Glenwood’s link to AbTech is buried in the regulatory filings of AbTech’s publicly traded parent company. In 2011, one of its largest investors was a company that shared an address on Long Island with Glenwood’s corporate headquarters.
Two men with close ties to the real estate company — Charles Dorego, a top Glenwood executive, and Steven Swarzman, a grandson of Glenwood’s longtime principal, Leonard Litwin — have signed public records filed by the company that invested in AbTech’s parent company, Abtech Holdings. Mr.
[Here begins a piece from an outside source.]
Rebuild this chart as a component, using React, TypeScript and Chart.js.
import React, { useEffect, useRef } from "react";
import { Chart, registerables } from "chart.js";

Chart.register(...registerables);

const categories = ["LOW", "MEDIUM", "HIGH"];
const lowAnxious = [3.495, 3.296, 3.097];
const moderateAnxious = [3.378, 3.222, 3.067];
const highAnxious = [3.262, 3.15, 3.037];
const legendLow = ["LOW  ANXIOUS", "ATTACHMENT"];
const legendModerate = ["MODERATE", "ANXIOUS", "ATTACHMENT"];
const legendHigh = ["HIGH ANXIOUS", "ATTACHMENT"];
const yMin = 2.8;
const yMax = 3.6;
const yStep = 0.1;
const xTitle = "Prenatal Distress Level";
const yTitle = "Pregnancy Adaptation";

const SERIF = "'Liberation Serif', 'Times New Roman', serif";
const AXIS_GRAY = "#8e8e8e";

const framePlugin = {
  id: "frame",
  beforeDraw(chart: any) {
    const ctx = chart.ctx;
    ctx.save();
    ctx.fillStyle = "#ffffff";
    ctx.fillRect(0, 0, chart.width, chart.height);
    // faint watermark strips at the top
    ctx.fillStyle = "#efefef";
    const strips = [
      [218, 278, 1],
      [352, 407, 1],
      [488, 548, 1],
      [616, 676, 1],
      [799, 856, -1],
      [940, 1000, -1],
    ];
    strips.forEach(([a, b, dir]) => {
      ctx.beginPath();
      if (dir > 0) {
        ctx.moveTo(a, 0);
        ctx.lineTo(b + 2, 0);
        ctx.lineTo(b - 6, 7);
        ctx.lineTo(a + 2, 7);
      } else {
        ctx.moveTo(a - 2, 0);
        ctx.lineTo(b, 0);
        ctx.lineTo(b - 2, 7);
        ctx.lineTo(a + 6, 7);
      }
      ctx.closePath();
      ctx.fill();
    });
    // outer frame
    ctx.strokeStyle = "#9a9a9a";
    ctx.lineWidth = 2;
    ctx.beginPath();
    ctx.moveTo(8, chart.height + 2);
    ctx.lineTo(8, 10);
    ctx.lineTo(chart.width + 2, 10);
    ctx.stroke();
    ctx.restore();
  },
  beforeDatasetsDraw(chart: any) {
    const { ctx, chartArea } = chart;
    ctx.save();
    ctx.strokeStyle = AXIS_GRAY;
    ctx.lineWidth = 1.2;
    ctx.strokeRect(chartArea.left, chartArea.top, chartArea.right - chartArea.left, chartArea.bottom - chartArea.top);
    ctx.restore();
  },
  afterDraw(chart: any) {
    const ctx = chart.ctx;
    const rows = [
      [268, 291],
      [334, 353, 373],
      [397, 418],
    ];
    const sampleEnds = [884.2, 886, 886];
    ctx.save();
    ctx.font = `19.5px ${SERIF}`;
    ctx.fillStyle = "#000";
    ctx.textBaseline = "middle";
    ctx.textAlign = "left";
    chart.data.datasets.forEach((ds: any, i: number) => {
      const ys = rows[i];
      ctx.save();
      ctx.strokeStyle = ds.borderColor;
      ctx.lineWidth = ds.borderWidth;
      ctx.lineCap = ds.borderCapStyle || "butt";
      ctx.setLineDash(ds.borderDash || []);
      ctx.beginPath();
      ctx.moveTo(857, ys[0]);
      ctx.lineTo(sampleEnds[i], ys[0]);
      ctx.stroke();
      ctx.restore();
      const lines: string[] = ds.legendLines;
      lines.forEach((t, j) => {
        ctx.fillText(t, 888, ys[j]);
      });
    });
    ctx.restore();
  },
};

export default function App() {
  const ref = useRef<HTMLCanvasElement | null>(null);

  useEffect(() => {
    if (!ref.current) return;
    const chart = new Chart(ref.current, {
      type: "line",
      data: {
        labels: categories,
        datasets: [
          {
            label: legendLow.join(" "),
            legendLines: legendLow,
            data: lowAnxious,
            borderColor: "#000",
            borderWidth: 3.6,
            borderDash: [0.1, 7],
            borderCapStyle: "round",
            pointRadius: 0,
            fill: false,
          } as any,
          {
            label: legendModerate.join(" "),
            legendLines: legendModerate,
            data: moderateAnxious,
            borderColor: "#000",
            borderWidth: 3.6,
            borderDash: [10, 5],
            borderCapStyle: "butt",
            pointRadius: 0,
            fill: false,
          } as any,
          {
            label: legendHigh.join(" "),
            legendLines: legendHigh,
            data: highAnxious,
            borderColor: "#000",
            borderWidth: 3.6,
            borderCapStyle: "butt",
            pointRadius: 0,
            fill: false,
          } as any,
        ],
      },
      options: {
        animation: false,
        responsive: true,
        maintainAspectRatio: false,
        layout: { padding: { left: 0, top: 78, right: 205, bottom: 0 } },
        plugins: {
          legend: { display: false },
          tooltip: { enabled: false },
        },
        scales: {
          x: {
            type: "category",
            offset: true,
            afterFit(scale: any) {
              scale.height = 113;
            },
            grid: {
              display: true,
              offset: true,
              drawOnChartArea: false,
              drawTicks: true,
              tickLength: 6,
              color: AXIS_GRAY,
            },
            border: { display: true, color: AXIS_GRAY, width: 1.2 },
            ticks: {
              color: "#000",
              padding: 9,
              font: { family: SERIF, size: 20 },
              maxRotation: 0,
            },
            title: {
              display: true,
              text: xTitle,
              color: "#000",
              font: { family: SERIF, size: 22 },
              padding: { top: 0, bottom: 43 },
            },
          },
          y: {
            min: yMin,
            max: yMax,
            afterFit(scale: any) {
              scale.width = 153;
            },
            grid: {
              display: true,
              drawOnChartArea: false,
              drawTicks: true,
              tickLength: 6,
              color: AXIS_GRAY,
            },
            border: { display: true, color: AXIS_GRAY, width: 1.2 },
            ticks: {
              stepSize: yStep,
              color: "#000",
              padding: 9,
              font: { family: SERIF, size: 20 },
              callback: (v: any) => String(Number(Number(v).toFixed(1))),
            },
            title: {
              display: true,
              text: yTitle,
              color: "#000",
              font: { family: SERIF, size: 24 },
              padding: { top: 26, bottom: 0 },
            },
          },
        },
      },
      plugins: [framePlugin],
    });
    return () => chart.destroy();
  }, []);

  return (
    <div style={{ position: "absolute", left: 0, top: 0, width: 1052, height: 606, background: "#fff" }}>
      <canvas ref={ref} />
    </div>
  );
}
Swarzman became friends with AbTech’s founder in Arizona, and, impressed by the environmental sponge, became AbTech’s East Coast distributor, according to a 2006 article in Newsday.
Glenwood's relationship with businesses associated and influenced by state figures has come under scrutiny before: The company's came up in January's arrest of disgraced former New York Assembly Speaker Sheldon Silver on corruption charges.
Indeed, the inquiry into Skelos, 67, and his son, 32, stems in part from U.S. Attorney Preet Bharara's investigation into an anti-corruption panel, the Moreland Commission, first assembled by Gov. Andrew Cuomo in 2013 but was dissolved the following year in budget negotiations involving Silver and Skelos.
“I had no idea that this was even an issue,” Adam Skelos told a Times reporter outside his home who asked about the investigation. “I got to tell you, this is really unexpected.”